ICT, flying probe, fixture-based FCT, and programming may all depend on test points, connector access, fixture clearance, board support, and mechanical layout.
If test access is poor, the EMS partner may need more manual checks, slower troubleshooting, or a reduced test scope. That can affect cost, lead time, and delivery stability.
Before PCB assembly, buyers should confirm:
- whether test points are available for critical nets
- whether programming headers are accessible
- whether display and communication ports can be reached in the fixture
- whether heatsinks or connectors block test access
- whether the board can be safely supported during test
- whether the test method is realistic for the production quantity
Design for testability is not only an engineering preference.
It affects whether the board can be tested efficiently and repeatedly in production.
A Practical RFQ Checklist for Industrial Control Motherboard PCBA
To get an accurate quotation and a smoother production launch, OEM buyers should provide more than Gerber and BOM files.
A useful RFQ package may include:
|
Area |
What to Provide |
|
PCB files |
Gerber or ODB++, drill file, stack-up if available, PCB revision |
|
Assembly data |
BOM with MPNs, approved alternates, pick-and-place file, assembly drawing |
|
Interface map |
HDMI, DP, VGA, LVDS, eDP, USB, RJ45, COM, GPIO, M.2, SATA, NVMe, antenna, SIM, storage |
|
Power input |
Voltage range, connector type, polarity, protection notes, grounding requirements |
|
Mechanical data |
Board outline, mounting holes, I/O panel drawing, enclosure constraints, keep-out zones |
|
Thermal data |
Heatsink requirements, thermal pad locations, component height limits, airflow or housing contact notes |
|
Firmware/configuration |
BIOS, firmware, OS image, boot device, programming method, COM mode |
|
Test requirements |
AOI, ICT or flying probe, FCT, X-ray if needed, interface test method, pass/fail criteria |
|
Acceptance criteria |
IPC class or customer-specific workmanship requirements where applicable |
|
Labeling |
Serial number, MAC address, configuration label, customer label position |
|
Packaging |
ESD packaging, accessories, carton requirement, protection method |
|
Traceability |
Batch record, test record, firmware record, rework and retest rule |
This is not a universal checklist for every project.
It is a way to prevent assumptions from becoming production delays.
If a requirement affects fit, function, test, sourcing, or shipment, it should be clarified before PCB assembly starts.
Where STHL Fits in This Discussion
For OEM buyers preparing industrial control motherboard projects, Shenzhen STHL Technology Co., Ltd. can review the build from a practical EMS and PCBA manufacturing perspective.
Depending on the project, this may include PCB Assembly process review, Components Sourcing support, test access discussion, Testing and Inspection planning, interface-related functional test review, firmware or programming input review, mechanical constraint review, labeling, packaging, and traceability expectations.

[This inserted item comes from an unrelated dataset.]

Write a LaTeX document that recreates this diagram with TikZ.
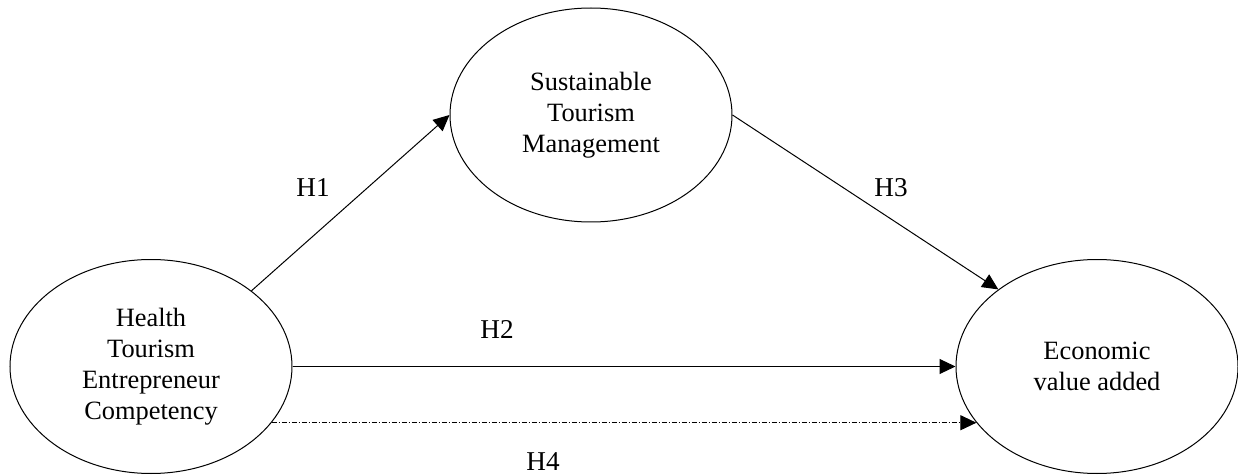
\documentclass[tikz,border=0pt]{standalone}
\usepackage{fontspec}
\setmainfont{Liberation Serif}
\usepackage{tikz}
\usetikzlibrary{
arrows.meta,
positioning,
shapes.geometric
}

\tikzset{
construct/.style={draw, ellipse, line width=0.5pt, inner sep=0pt,
  minimum width=141pt, minimum height=107pt, align=center,
  font=\fontsize{13.2}{15.4}\selectfont},
hyplabel/.style={font=\fontsize{13.6}{15.4}\selectfont, inner sep=0pt},
path/.style={line width=0.5pt, -{Triangle[length=8pt,width=7.5pt]}},
dashdot/.style={path, dash pattern=on 2.5pt off 1pt on 0.5pt off 1pt}
}

\begin{document}
\begin{tikzpicture}[x=0.5pt, y=-0.5pt]
\useasboundingbox (0,0) rectangle (1238,476);
\node[construct] (hetc) at (151,366.5) {Health\\Tourism\\Entrepreneur\\Competency};
\node[construct] (stm) at (591,115) {Sustainable\\Tourism\\Management};
\node[construct] (evadd) at (1097,366.5) {Economic\\value added};
\draw[path] (hetc.37) -- (stm.west);
\draw[path] (stm.east) -- (evadd.142);
\draw[path] (hetc.east) -- (evadd.west);
\draw[dashdot] (hetc.-25) -- (evadd.205);
\node[hyplabel] (h1) at (313,188) {H1};
\node[hyplabel] (h2) at (497,329) {H2};
\node[hyplabel] (h3) at (891,188) {H3};
\node[hyplabel] (h4) at (543,462) {H4};
\end{tikzpicture}
\end{document}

The goal is not to add unnecessary complexity.
A simple board-level project should not be treated like a full system assembly. But an industrial control motherboard should not be treated as a generic consumer PCB if the final product depends on display output, industrial I/O, stable power, thermal contact, test coverage, and long-term component control.
Conclusion
Before industrial control motherboard PCB assembly begins, OEM buyers should confirm more than component placement and soldering requirements.
They should confirm interface layout, connector orientation, power input, protection logic, thermal and mechanical constraints, BOM lifecycle, firmware configuration, test access, functional test scope, labeling, packaging, and traceability.
A motherboard can be assembled correctly and still create integration problems later if these requirements are unclear.
The earlier the buyer and EMS partner align on these details, the easier it becomes to move from prototype to repeatable production.